====== THE RECORDS ======

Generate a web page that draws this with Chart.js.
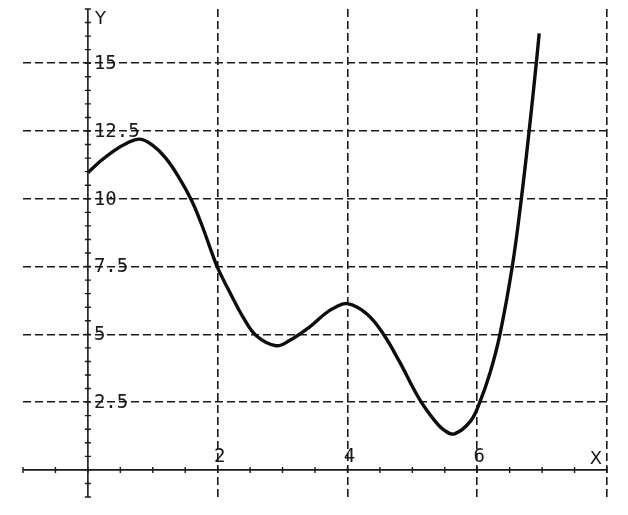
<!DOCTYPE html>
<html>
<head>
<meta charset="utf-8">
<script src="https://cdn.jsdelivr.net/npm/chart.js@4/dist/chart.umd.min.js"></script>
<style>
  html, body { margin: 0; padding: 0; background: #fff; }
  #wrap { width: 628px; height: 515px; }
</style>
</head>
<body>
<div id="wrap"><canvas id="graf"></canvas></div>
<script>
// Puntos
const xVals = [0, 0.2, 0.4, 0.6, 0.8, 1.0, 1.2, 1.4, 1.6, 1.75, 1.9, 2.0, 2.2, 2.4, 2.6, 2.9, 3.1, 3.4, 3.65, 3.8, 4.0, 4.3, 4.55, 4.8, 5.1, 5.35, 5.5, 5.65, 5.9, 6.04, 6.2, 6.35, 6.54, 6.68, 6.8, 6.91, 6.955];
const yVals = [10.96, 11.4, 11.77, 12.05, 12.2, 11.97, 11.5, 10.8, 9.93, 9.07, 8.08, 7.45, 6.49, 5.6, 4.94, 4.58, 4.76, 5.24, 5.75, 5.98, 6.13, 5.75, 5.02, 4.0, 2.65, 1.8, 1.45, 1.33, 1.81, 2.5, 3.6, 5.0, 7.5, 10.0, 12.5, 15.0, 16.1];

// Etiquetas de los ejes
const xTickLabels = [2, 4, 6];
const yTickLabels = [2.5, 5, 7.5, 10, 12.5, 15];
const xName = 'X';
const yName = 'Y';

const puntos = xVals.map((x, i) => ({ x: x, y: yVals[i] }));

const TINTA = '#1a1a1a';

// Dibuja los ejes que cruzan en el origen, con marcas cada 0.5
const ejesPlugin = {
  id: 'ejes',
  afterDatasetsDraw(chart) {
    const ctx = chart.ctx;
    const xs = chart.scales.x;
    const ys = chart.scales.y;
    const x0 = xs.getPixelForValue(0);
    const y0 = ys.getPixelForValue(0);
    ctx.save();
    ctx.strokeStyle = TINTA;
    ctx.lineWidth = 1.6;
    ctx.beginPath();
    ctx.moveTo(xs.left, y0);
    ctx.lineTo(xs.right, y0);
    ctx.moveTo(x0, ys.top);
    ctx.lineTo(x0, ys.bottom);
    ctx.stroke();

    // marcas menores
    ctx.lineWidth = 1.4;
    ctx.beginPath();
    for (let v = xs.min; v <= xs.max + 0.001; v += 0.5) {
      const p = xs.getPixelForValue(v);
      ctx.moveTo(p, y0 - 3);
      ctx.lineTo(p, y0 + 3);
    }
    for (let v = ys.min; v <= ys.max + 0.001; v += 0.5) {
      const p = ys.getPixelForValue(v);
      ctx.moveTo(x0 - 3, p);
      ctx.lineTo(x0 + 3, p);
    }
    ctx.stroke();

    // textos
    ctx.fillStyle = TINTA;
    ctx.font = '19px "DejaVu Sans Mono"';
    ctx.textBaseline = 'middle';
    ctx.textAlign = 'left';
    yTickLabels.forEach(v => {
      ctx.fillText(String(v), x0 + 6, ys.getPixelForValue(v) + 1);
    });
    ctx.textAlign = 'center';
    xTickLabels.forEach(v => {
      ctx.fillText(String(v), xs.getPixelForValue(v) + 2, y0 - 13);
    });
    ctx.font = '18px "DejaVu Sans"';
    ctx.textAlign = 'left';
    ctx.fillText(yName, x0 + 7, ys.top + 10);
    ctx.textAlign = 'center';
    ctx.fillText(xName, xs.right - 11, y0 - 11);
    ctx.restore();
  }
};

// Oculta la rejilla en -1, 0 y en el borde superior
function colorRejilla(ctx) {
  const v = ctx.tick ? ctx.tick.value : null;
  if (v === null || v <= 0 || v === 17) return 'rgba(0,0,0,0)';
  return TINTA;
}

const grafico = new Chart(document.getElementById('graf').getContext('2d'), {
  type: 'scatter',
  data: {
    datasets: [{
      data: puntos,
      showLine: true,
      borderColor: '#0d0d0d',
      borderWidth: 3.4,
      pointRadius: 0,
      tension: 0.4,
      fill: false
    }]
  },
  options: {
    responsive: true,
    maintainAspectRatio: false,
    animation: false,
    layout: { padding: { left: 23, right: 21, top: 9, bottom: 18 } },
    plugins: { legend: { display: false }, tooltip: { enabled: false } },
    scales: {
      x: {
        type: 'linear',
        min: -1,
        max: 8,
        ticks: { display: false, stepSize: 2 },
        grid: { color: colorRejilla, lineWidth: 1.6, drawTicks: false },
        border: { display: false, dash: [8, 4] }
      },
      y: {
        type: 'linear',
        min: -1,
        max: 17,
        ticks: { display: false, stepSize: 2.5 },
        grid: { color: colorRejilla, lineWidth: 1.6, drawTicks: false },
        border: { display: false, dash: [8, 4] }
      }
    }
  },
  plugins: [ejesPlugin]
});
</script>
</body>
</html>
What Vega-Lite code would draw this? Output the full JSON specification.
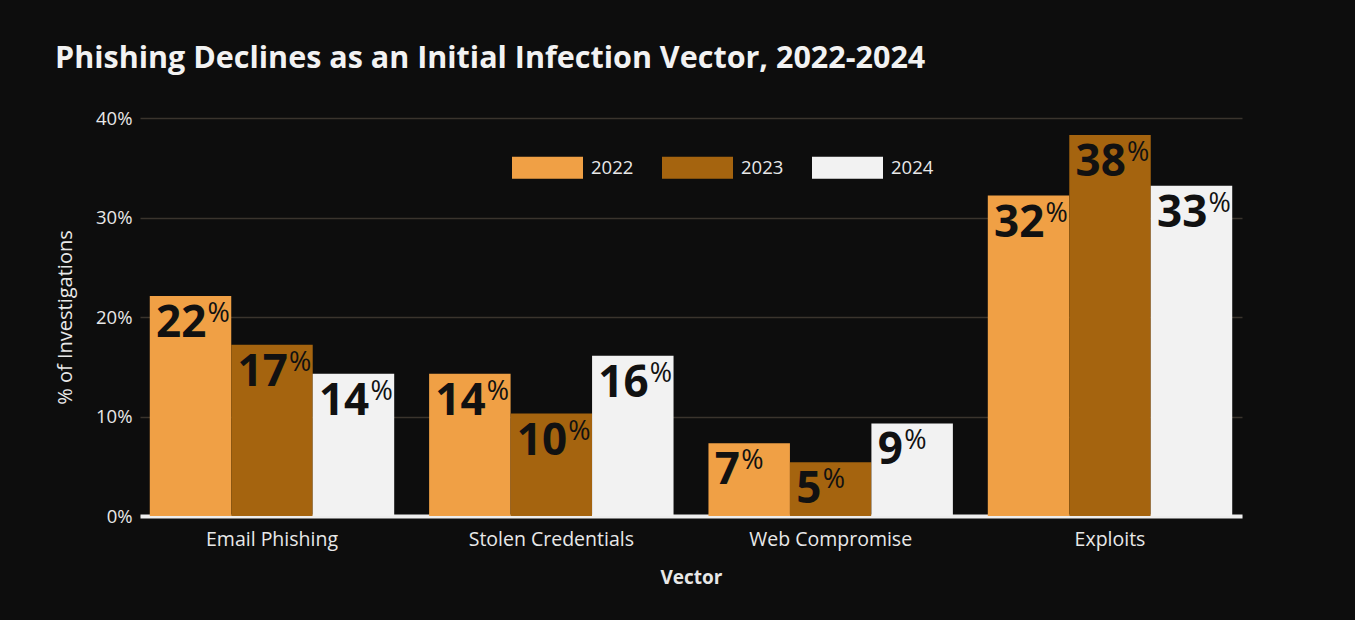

======

- [TASK OBJECTIVE]:
Reproduce only the lines of the records from the start up to and including the line that holds "const TINTA = '#1a1a1a';"; do not carry over any picture.

- [SOLUTION BELOW]:
Generate a web page that draws this with Chart.js.
<!DOCTYPE html>
<html>
<head>
<meta charset="utf-8">
<script src="https://cdn.jsdelivr.net/npm/chart.js@4/dist/chart.umd.min.js"></script>
<style>
  html, body { margin: 0; padding: 0; background: #fff; }
  #wrap { width: 628px; height: 515px; }
</style>
</head>
<body>
<div id="wrap"><canvas id="graf"></canvas></div>
<script>
// Puntos
const xVals = [0, 0.2, 0.4, 0.6, 0.8, 1.0, 1.2, 1.4, 1.6, 1.75, 1.9, 2.0, 2.2, 2.4, 2.6, 2.9, 3.1, 3.4, 3.65, 3.8, 4.0, 4.3, 4.55, 4.8, 5.1, 5.35, 5.5, 5.65, 5.9, 6.04, 6.2, 6.35, 6.54, 6.68, 6.8, 6.91, 6.955];
const yVals = [10.96, 11.4, 11.77, 12.05, 12.2, 11.97, 11.5, 10.8, 9.93, 9.07, 8.08, 7.45, 6.49, 5.6, 4.94, 4.58, 4.76, 5.24, 5.75, 5.98, 6.13, 5.75, 5.02, 4.0, 2.65, 1.8, 1.45, 1.33, 1.81, 2.5, 3.6, 5.0, 7.5, 10.0, 12.5, 15.0, 16.1];

// Etiquetas de los ejes
const xTickLabels = [2, 4, 6];
const yTickLabels = [2.5, 5, 7.5, 10, 12.5, 15];
const xName = 'X';
const yName = 'Y';

const puntos = xVals.map((x, i) => ({ x: x, y: yVals[i] }));

const TINTA = '#1a1a1a';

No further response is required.